START Collected material

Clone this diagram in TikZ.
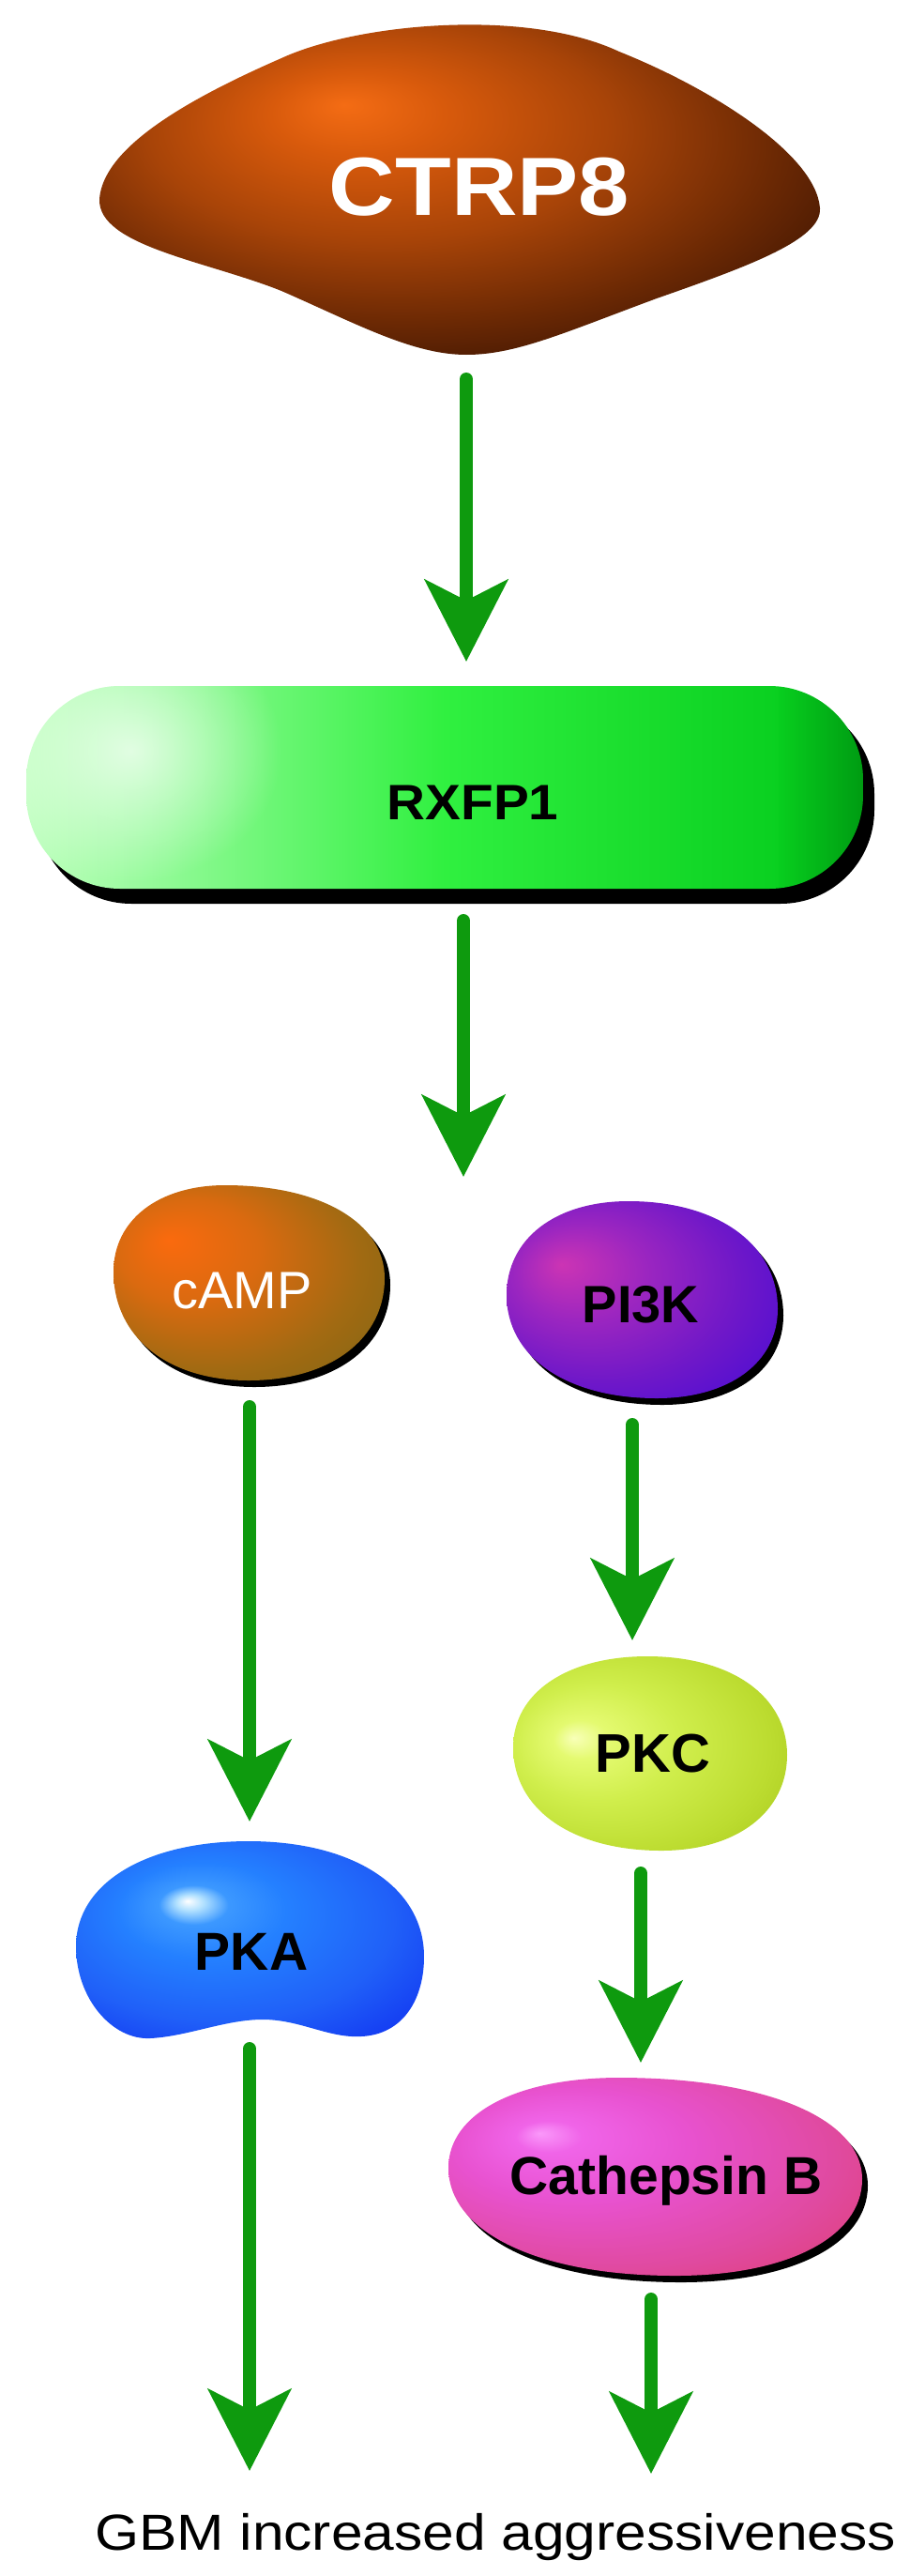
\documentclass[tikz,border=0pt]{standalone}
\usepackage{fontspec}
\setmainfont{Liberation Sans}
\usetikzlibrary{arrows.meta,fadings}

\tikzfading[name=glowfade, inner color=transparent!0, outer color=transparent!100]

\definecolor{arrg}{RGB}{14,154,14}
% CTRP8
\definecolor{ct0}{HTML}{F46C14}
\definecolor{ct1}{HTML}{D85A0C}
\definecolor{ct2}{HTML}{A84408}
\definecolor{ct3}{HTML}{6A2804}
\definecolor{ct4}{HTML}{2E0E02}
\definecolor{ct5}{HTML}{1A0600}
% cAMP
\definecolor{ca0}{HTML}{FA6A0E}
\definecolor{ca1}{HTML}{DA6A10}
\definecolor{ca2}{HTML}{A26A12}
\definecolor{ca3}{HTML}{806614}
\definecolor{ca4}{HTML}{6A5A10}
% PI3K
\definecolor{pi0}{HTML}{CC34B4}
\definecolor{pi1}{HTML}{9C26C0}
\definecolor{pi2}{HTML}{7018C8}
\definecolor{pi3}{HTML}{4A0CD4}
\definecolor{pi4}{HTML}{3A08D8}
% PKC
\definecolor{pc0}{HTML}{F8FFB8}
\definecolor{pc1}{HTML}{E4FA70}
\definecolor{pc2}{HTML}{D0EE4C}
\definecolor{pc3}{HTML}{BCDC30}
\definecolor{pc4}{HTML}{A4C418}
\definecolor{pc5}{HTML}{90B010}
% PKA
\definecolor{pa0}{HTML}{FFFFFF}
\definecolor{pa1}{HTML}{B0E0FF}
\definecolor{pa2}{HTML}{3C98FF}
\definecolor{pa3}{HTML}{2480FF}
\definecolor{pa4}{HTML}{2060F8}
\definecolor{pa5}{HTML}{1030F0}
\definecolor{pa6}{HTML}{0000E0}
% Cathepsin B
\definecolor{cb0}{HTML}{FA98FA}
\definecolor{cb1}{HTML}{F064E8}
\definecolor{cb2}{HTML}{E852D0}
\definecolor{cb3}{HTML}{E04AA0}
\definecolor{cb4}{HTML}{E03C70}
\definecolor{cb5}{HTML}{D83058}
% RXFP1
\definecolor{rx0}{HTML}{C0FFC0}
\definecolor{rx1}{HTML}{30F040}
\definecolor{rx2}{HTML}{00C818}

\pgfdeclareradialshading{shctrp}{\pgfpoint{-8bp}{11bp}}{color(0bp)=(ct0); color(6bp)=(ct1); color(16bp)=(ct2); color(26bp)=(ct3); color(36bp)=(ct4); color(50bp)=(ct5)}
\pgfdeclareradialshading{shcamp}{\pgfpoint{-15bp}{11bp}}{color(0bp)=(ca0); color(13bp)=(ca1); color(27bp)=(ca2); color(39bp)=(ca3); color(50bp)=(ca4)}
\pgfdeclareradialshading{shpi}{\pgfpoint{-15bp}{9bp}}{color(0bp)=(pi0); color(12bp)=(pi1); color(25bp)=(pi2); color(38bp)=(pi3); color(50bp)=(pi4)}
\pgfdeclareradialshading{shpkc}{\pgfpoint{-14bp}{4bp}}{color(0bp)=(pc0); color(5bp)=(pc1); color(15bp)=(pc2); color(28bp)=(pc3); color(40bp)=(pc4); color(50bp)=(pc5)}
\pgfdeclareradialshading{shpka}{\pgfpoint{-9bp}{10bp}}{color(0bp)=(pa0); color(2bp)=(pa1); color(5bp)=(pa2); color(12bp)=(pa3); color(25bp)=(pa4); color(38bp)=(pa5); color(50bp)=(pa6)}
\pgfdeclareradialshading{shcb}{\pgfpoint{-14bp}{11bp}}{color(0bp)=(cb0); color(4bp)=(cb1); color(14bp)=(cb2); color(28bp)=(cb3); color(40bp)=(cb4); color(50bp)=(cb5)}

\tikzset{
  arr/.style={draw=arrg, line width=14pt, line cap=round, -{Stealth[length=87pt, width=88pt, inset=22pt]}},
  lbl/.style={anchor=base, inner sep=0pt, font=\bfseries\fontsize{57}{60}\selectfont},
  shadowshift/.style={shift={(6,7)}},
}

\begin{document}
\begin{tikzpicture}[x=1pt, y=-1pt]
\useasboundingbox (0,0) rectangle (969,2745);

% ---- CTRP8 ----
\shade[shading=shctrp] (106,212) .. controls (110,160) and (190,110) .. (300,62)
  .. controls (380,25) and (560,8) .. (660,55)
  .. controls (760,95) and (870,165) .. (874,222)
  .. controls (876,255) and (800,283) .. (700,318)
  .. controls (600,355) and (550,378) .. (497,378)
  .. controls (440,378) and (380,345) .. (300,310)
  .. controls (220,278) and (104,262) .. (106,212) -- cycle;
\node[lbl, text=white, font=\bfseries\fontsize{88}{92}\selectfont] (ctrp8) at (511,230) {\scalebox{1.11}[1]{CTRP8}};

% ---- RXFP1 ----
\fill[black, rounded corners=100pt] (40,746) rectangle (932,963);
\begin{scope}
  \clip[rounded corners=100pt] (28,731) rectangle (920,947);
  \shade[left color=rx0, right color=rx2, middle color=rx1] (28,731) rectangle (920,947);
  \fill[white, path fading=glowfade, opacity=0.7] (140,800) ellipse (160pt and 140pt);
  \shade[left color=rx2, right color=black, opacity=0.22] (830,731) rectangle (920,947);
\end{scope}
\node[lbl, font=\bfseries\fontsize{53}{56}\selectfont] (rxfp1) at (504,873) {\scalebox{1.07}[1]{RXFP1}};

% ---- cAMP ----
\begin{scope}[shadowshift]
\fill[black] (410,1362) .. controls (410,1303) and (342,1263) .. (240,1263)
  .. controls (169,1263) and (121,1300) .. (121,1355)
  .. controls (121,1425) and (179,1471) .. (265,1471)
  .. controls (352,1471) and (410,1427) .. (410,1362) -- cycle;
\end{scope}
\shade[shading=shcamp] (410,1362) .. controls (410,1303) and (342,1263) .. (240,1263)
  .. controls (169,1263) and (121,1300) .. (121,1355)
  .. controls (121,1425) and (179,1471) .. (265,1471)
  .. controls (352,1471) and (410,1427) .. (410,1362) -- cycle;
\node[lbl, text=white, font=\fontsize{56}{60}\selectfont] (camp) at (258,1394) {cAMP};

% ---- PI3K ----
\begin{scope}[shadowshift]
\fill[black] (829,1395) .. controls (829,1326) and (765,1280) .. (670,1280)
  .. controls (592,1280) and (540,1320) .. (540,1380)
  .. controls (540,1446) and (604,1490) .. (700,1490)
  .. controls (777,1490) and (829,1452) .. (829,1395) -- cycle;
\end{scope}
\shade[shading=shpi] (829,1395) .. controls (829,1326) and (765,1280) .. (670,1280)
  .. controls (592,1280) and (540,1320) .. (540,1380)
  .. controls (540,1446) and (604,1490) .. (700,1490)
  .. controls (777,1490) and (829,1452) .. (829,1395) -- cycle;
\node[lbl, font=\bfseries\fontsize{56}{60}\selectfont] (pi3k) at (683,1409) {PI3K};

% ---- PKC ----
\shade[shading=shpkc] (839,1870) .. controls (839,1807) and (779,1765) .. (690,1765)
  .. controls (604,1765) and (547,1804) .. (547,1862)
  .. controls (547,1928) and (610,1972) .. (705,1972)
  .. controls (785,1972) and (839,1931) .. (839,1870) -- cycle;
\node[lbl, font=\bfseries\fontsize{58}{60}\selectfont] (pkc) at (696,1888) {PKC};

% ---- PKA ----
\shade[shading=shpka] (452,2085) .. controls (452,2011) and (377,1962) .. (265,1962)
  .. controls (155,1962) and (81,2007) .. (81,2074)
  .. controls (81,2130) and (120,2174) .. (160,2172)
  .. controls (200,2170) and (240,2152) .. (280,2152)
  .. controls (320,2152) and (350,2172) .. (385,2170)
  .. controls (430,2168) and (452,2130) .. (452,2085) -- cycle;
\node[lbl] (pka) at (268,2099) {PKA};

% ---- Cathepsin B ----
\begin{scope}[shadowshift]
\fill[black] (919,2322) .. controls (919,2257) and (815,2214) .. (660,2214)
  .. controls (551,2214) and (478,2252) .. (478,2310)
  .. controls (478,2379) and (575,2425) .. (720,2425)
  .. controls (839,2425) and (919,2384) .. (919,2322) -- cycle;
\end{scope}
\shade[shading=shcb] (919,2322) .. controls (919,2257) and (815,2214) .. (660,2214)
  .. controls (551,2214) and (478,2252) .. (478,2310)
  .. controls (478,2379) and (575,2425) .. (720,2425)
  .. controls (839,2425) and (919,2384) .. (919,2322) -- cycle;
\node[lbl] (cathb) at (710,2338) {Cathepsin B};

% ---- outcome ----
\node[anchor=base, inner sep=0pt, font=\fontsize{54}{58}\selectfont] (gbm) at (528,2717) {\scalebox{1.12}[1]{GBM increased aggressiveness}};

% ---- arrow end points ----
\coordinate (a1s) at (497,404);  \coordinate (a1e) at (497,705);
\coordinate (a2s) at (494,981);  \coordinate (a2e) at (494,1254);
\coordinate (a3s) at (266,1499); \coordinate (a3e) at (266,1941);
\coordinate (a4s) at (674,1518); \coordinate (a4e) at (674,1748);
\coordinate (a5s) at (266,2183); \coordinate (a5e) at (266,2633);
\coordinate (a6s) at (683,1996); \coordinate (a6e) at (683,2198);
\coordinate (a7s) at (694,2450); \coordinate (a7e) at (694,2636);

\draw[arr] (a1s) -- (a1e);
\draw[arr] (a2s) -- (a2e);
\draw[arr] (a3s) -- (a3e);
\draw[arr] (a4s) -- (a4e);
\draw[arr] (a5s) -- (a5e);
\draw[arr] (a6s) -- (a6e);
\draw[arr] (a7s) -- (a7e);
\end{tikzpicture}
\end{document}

END Collected material

▶ Set problem: Extract the lines exactly, please: the first line of the listing, the line with "color=transparent!0, outer color=transparent!100]", and every line between them, but no pictures.

▶ Response below:
Clone this diagram in TikZ.
\documentclass[tikz,border=0pt]{standalone}
\usepackage{fontspec}
\setmainfont{Liberation Sans}
\usetikzlibrary{arrows.meta,fadings}

\tikzfading[name=glowfade, inner color=transparent!0, outer color=transparent!100]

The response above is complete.